Python - If string contains a word from a list or set

Swear = ["curse", "curse", "curse"]

for i in Swear:
    if i in Userinput:
        print 'Quit Cursing!'

You should read up on the differences between lists and tuples.

Swear = ("curse", "curse", "curse") 
Userinput = str.lower(raw_input("Tell me about your day: "))

if any(Userinput.find(s)>=0 for s in Swear):
     print("Quit Cursing!")
else:
     print("That sounds great!")

Result:

Tell me about your day: curse
Quit Cursing!

Tell me about your day: cursing
That sounds great!

Tell me about your day: curses
Quit Cursing!

Tell me about your day: I like curse
Quit Cursing!

Using Regular Expression:

Pattern used is r"\bcurse[\w]*".

Swear = ("curse", "curse", "curse") 
Userinput = str.lower(raw_input("Tell me about your day: "))

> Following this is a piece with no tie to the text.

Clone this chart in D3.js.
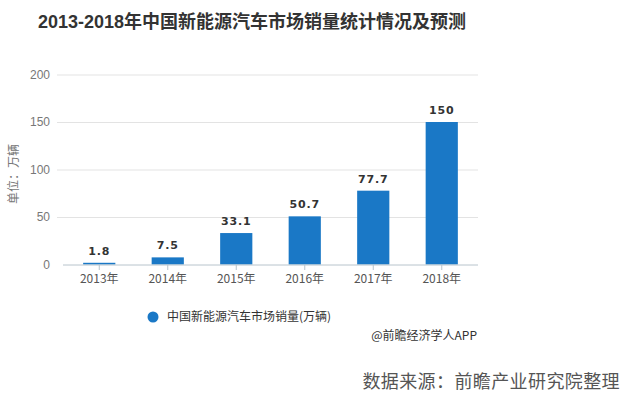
<!DOCTYPE html>
<html><head><meta charset="utf-8">
<script src="https://cdn.jsdelivr.net/npm/d3@7/dist/d3.min.js"></script>
<style>body{margin:0;background:#fff;}svg{display:block;font-family:"Noto Sans CJK SC","Microsoft YaHei",sans-serif;}</style>
</head><body>
<svg id="c" width="625" height="399"></svg>
<script>
const categories = ["2013年","2014年","2015年","2016年","2017年","2018年"];
const values = [1.8, 7.5, 33.1, 50.7, 77.7, 150];
const valueLabels = ["1.8","7.5","33.1","50.7","77.7","150"];
const yTicks = [0, 50, 100, 150, 200];
const seriesName = "中国新能源汽车市场销量(万辆)";

const svg = d3.select("#c");
const x = d3.scaleBand().domain(categories).range([65, 476]).paddingInner(0.53).paddingOuter(0.265);
const y = d3.scaleLinear().domain([0, 200]).range([264.5, 74.5]);
const color = "#1a78c6";

svg.append("text").attr("x", 38).attr("y", 28).attr("font-size", 18).attr("font-weight", "bold")
  .attr("font-family", "'Liberation Sans', 'Noto Sans CJK SC', sans-serif")
  .attr("fill", "#333").text("2013-2018年中国新能源汽车市场销量统计情况及预测");

// grid
svg.append("g").selectAll("line").data(yTicks.filter(d => d > 0)).join("line")
  .attr("x1", 57).attr("x2", 478).attr("y1", d => y(d) + 0.5).attr("y2", d => y(d) + 0.5)
  .attr("stroke", "#e3e3e3").attr("stroke-width", 1);

// y labels
svg.append("g").selectAll("text").data(yTicks).join("text")
  .attr("x", 50).attr("y", d => y(d)).attr("dy", "0.35em").attr("text-anchor", "end")
  .attr("font-size", 12).attr("fill", "#777").attr("font-family", "Arial, Liberation Sans, sans-serif").text(d => d);

svg.append("text").attr("transform", "translate(18,174) rotate(-90)").attr("text-anchor", "middle")
  .attr("font-size", 12).attr("fill", "#777").text("单位：万辆");

// bars
svg.append("g").selectAll("rect").data(values).join("rect")
  .attr("x", (d, i) => x(categories[i])).attr("width", x.bandwidth())
  .attr("y", d => y(d)).attr("height", d => y(0) - y(d)).attr("fill", color);

// value labels
svg.append("g").selectAll("text").data(values).join("text")
  .attr("x", (d, i) => x(categories[i]) + x.bandwidth() / 2).attr("y", d => y(d) - 8)
  .attr("text-anchor", "middle").attr("font-size", 11).attr("font-weight", "bold")
  .attr("letter-spacing", 0.8).attr("fill", "#333").attr("font-family", "'DejaVu Sans', sans-serif")
  .text((d, i) => valueLabels[i]);

// x axis
const xAxis = d3.axisBottom(x).tickSize(5).tickSizeOuter(0).tickPadding(4);
const gx = svg.append("g").attr("transform", `translate(0,${y(0) + 0.5})`).call(xAxis);
gx.select(".domain").attr("stroke", "#b8c4cc").attr("d", "M63,0H478");
gx.selectAll(".tick line").attr("stroke", "#b8c4cc");
gx.selectAll(".tick text").attr("font-size", 12).attr("fill", "#555").attr("font-family", "Noto Sans CJK SC, sans-serif");

// legend
svg.append("circle").attr("cx", 153).attr("cy", 317).attr("r", 5.5).attr("fill", color);
svg.append("text").attr("x", 167).attr("y", 317).attr("dy", "0.35em").attr("font-size", 12)
  .attr("fill", "#333").text(seriesName);

svg.append("text").attr("x", 477).attr("y", 336).attr("dy", "0.35em").attr("text-anchor", "end")
  .attr("font-size", 12).attr("fill", "#333").text("@前瞻经济学人APP");

svg.append("text").attr("x", 620).attr("y", 382).attr("dy", "0.35em").attr("text-anchor", "end")
  .attr("font-size", 18).attr("fill", "#555").attr("letter-spacing", 0.4).text("数据来源：前瞻产业研究院整理");
</script>
</body></html>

if any(match.group() for match in re.finditer(r"\bcurse[\w]*", Userinput)) :
     print("Quit Cursing!")
else:
     print("That sounds great!")

finditer(pattern, string, flags=0)
    Return an iterator over all non-overlapping matches in the
    string.  For each match, the iterator returns a match object.

    Empty matches are included in the result.

You can use sets, if only you want to check the existance of swear words,

a_swear_set = set(Swear)

if a_swear_set & set(Userinput.split()):
     print("Quit Cursing!")
else:
     print("That sounds great!")